Le troisième temps – et je diffère un peu des propos qui ont été tenus – consisterait en un service « civique » obligatoire. Il s'agirait de rendre à la collectivité ce qu'elle nous a apporté. Il s'effectuerait sur un ou deux mois, avec éventuellement un premier mois obligatoire suivi d'un mois de prolongement de l'engagement, en une ou plusieurs fois – tout le monde ne pourrait pas l'effectuer au même moment, durant l'été par exemple. Cela permettrait de rendre un service aux différentes collectivités – associatives, hospitalières, d'État – afin de prendre conscience que tout ce dont nous avons la chance de bénéficier ne fonctionne pas tout seul, et qu'à travers tous ceux qui se dévouent au service public au sens large se trouve un corpus de valeurs qui nous est commun et qui fonde la Nation.

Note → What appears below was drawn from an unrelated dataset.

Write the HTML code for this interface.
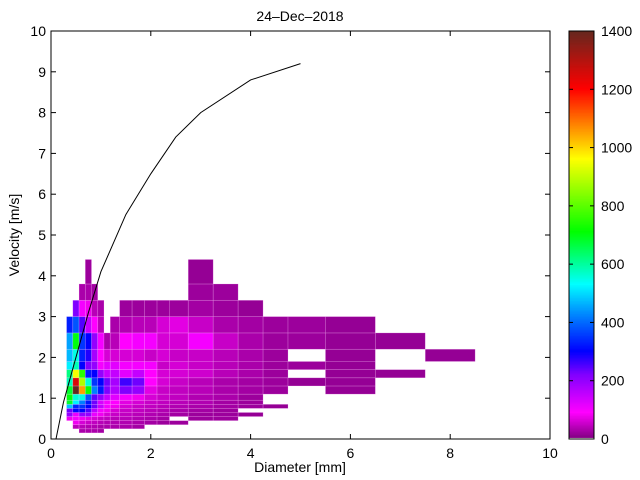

Tel est le triptyque envisagé : l'apprentissage de notre capacité de défense et de ses enjeux à l'école ; le recensement et la détection des difficultés d'insertion – s'agissant du caractère obligatoire, je me permets une parenthèse : il suffit de rendre inaccessibles un certain nombre de choses, comme le permis de conduire, si on n'a pas suivi les phases obligatoires ; enfin, un à deux mois de service lui aussi obligatoire. Doit-il s'effectuer dans la région de résidence ou en dehors ? Doit-il permettre la mixité et le brassage ? Il s'agit essentiellement d'une question de coût et de capacités matérielles d'accueil. Je pense d'ailleurs qu'il faudrait réfléchir au fait que les « besoins de brassage » ne sont sans doute pas les mêmes partout. Il faut tenir compte des niveaux sociologiques, des concentrations de difficultés, des ghettoïsations et du fait que des jeunes qui grandissent dans l'isolement ou dans une concentration excessive de difficultés sociales ont sans doute davantage besoin de « voir ailleurs » que ceux qui ont la chance de bénéficier d'une plus grande ouverture au monde.